Another week, another story of parents under investigation for letting their kids play outside without supervision.
Ten year-old Rafi and six-year-old Dvora Meitiv had been allowed by their parents to walk around their Silver Springs, Maryland neighborhood. But recently, as they walked the two blocks to a nearby park, someone called the police and Child Protective Services.
They came and they interviewed kids at school without our permission or knowledge. And when they were talking to them, they were painting a picture of a world that is very scary,” said the children’s father, Sasha Meitiv.
Danielle and Sasha Meitiv now say their parenting style is under assault. Police and Child Protective Services have come to their home and questioned their children at their elementary school.
“They were asking my son Rafi what he would do if he was grabbed by a stranger. Telling them, you know there are creeps out there that are just waiting to grab children if they’re walking by themselves,” Sasha said.
The Meitivs aren’t alone. There seems to be a growing number of these sorts of cases (in the media at least). A Florida mom arrested after she let her seven-year-old walk to a park alone. A South Carolina mom arrested after she let her nine-year-old play at the park alone. An Illinois mom arrested for leaving her four-year-old in the car when she ran into a store for five minutes.
That mom, Kim Brooks, wrote about her experiences last year in Salon, including a conversation with Lenore Skenazy, who founded the Free Range Kids movement following her own experiences allowing her nine-year-old son to ride the NYC subway alone. “There’s been this huge cultural shift,“ Skenazy argues. ”We now live in a society where most people believe a child can not be out of your sight for one second, where people think children need constant, total adult supervision. This shift is not rooted in fact. It’s not rooted in any true change. It’s imaginary. It’s rooted in irrational fear.”
For many of us, this move towards “constant, total adult supervision” runs counter to our memories of childhood. Even so, more and more of us are apparently prone to “over-parent” and “over-protect.”

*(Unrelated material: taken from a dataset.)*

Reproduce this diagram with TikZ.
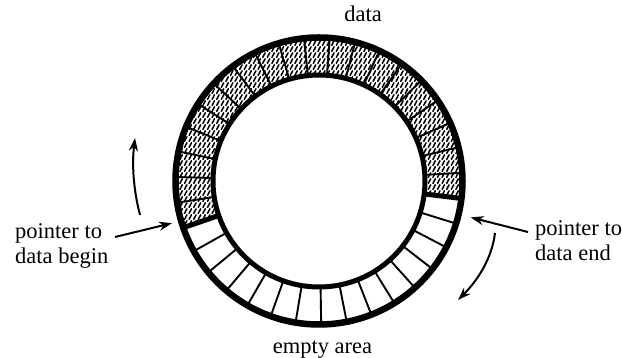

It’s worth asking, of course, if we are hearing more about these sorts of cases because white and/or middle class families are being targeted by Child Protective Services – something that poor families and families of color have long experienced.
Technology and Surveillance
Nonetheless I’d agree with Skenazy: something does seem to be changing with how we view childhood and freedom.
I’d argue that this cultural shift is partially about fear, but it’s also tied to a growing surveillance culture. Thanks in part to the ubiquity of technology, we are constantly watched and we watch. And thanks to social media, we often feel compelled to share our corrections and condemnations in turn.
As Swarthmore professor Timothy Burke observes, “The problem with a lot of our ubiquitous surveillance is precisely not that it is overtly hateful and hating. Instead, what makes so much of it easy to pursue is that it presents itself as a kindness.” And that so-called “kindness” is probably partially what’s at play when someone calls the police because they see a child alone. The repercussions, of course, are so incredibly damaging to the families involved.
The Role of Schools
The incidents described above all deal with parenting decisions. But what role do schools play – not simply in monitoring students but in discouraging (or perhaps encouraging) students’ physical freedom?
One of school’s purposes arguably is to provide adult supervision (and yes, teaching) for children. Does that need to be re-thought now that some children might have fewer opportunities to be alone, to monitor themselves?
Do we let students roam – physically and intellectually – at school? Why or why not?
And which students get to experience that freedom (both at home and at school)? How do restrictions on physical movement play out based on gender, on race, on class? And conversely, how do arguments for “free range kids” play out based on gender, on race, on class?
How does rhetoric about children “in danger” – online and offline – shape how we treat them at school? Does it mean that we further restrict their actions and their agency?